• Exercise:
Starting at the first line of the data, please print exactly those lines through the one that holds "from matplotlib.colors import to_rgb", omitting every picture.

START Raw data

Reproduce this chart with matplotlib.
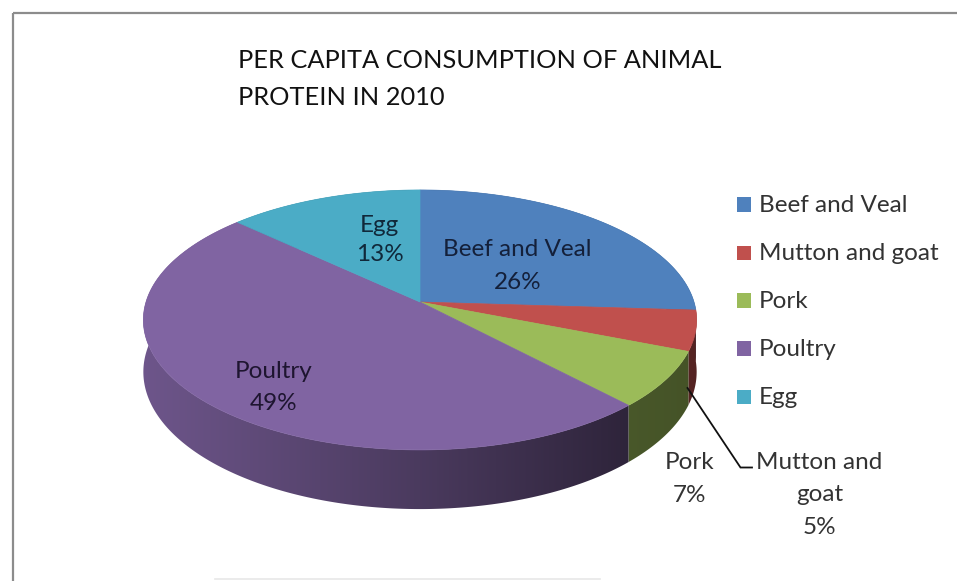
import numpy as np
import matplotlib
matplotlib.use("Agg")
import matplotlib.pyplot as plt
from matplotlib.patches import Polygon, Rectangle
from matplotlib.colors import to_rgb

# ---------------- data ----------------
categories = ['Beef and Veal', 'Mutton and goat', 'Pork', 'Poultry', 'Egg']
values = [26, 5, 7, 49, 13]
title_lines = ['PER CAPITA CONSUMPTION OF ANIMAL', 'PROTEIN IN 2010']

# ---------------- style ----------------
colors = ['#4F81BD', '#C0504D', '#9BBB59', '#8064A2', '#4BACC6']
FONT = ['Lato', 'DejaVu Sans']

W, H = 957, 581
fig = plt.figure(figsize=(W / 100, H / 100), dpi=100)
ax = fig.add_axes([0, 0, 1, 1])
ax.set_xlim(0, W)
ax.set_ylim(H, 0)
ax.axis('off')

# perspective projection of the pie disc (pixel space)
cx, cy = 420.0, 302.0
a, b, k, D = 274.0, 127.5, 0.138, 51.0


def proj(theta_deg, h=0.0):
    t = np.radians(theta_deg)
    u, v = np.sin(t), np.cos(t)
    den = 1 + k * v
    return cx + a * u / den, cy - b * v / den + D * h / den


total = float(sum(values))
bounds = np.concatenate([[0], np.cumsum(values)]) / total * 360.0

xs = np.arange(W) + 0.5


def side_factor_x(i):
    if categories[i] == 'Poultry':
        return np.interp(xs, [140, 420, 630], [0.86, 0.58, 0.36])
    return np.interp(xs, [600, 700], [0.48, 0.44])


# ---- side walls: gradient images clipped to each slice's wall ----
order = sorted(range(len(values)),
               key=lambda i: -np.cos(np.radians(0.5 * (bounds[i] + bounds[i + 1]))))
for i in order:
    t0, t1 = bounds[i], bounds[i + 1]
    ts = np.linspace(t0, t1, max(4, int((t1 - t0) * 2)))
    top = [proj(t) for t in ts]
    bot = [proj(t, 1) for t in ts[::-1]]
    poly = Polygon(top + bot, closed=True, facecolor='none', edgecolor='none')
    ax.add_patch(poly)
    f = side_factor_x(i)
    base = np.array(to_rgb(colors[i]))
    img = (f[:, None] * base[None, :])[None, :, :]
    im = ax.imshow(img, extent=(0, W, H, 0), aspect='auto', interpolation='bilinear',
                   zorder=1)
    im.set_clip_path(poly)

# ---- top faces ----
for i in range(len(values)):
    t0, t1 = bounds[i], bounds[i + 1]
    ts = np.linspace(t0, t1, max(3, int((t1 - t0) * 2)))
    pts = [(cx, cy)] + [proj(t) for t in ts]
    ax.add_patch(Polygon(pts, closed=True, facecolor=colors[i], edgecolor=colors[i],
                         lw=0.5, zorder=2))


# ---------------- text helpers ----------------
def fit_size(text, target_w, base=20):
    t = ax.text(0, 0, text, fontsize=base, family=FONT)
    fig.canvas.draw()
    w = t.get_window_extent(renderer=fig.canvas.get_renderer()).width
    t.remove()
    return base * target_w / w


label_fs = fit_size('Beef and Veal', 149)
title_fs = fit_size(title_lines[0], 482)

# title
for line, yb in zip(title_lines, [68.5, 105]):
    ax.text(238, yb, line, fontsize=title_fs, family=FONT, color='#111111',
            ha='left', va='baseline', zorder=5)

# data labels: (lines, x centre, baselines, colour)
pct = [f'{round(v / total * 100):d}%' for v in values]
label_specs = {
    'Beef and Veal': (['Beef and Veal', pct[0]], 517.5, [256.5, 289], '#14203a'),
    'Mutton and goat': (['Mutton and', 'goat', pct[1]], 819.5, [469, 501, 534], '#333333'),
    'Pork': (['Pork', pct[2]], 689.5, [469, 501.5], '#333333'),
    'Poultry': (['Poultry', pct[3]], 274, [377.5, 410], '#1e1530'),
    'Egg': (['Egg', pct[4]], 379.5, [232.5, 261], '#10283a'),
}
for cat in categories:
    lines, x, ybs, col = label_specs[cat]
    for s, yb in zip(lines, ybs):
        ax.text(x, yb, s, fontsize=label_fs, family=FONT, color=col,
                ha='center', va='baseline', zorder=5)

# leader line for mutton label
ax.plot([687.5, 740.5, 752], [388, 467.5, 467.5], color='#111111', lw=1.3,
        solid_joinstyle='miter', zorder=4)

# legend
leg_base = [211.7, 260, 307.7, 355.7, 404.3]
for cat, col, yb in zip(categories, colors, leg_base):
    ax.add_patch(Rectangle((736.5, yb - 14.5), 14.5, 14.5, facecolor=col,
                           edgecolor='none', zorder=5))
    ax.text(759, yb, cat, fontsize=label_fs, family=FONT, color='#333333',
            ha='left', va='baseline', zorder=5)

# chart border
ax.plot([12.5, W + 5], [12.5, 12.5], color='#8c8c8c', lw=1.6, solid_capstyle='butt')
ax.plot([12.5, 12.5], [12.5, H + 5], color='#8c8c8c', lw=1.6, solid_capstyle='butt')
ax.plot([215, 600], [578.5, 578.5], color='#e8e8e8', lw=1.2)

ax.set_xlim(0, W)
ax.set_ylim(H, 0)
fig.savefig('out.png', dpi=100)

END Raw data

• Response for this exercise:
Reproduce this chart with matplotlib.
import numpy as np
import matplotlib
matplotlib.use("Agg")
import matplotlib.pyplot as plt
from matplotlib.patches import Polygon, Rectangle
from matplotlib.colors import to_rgb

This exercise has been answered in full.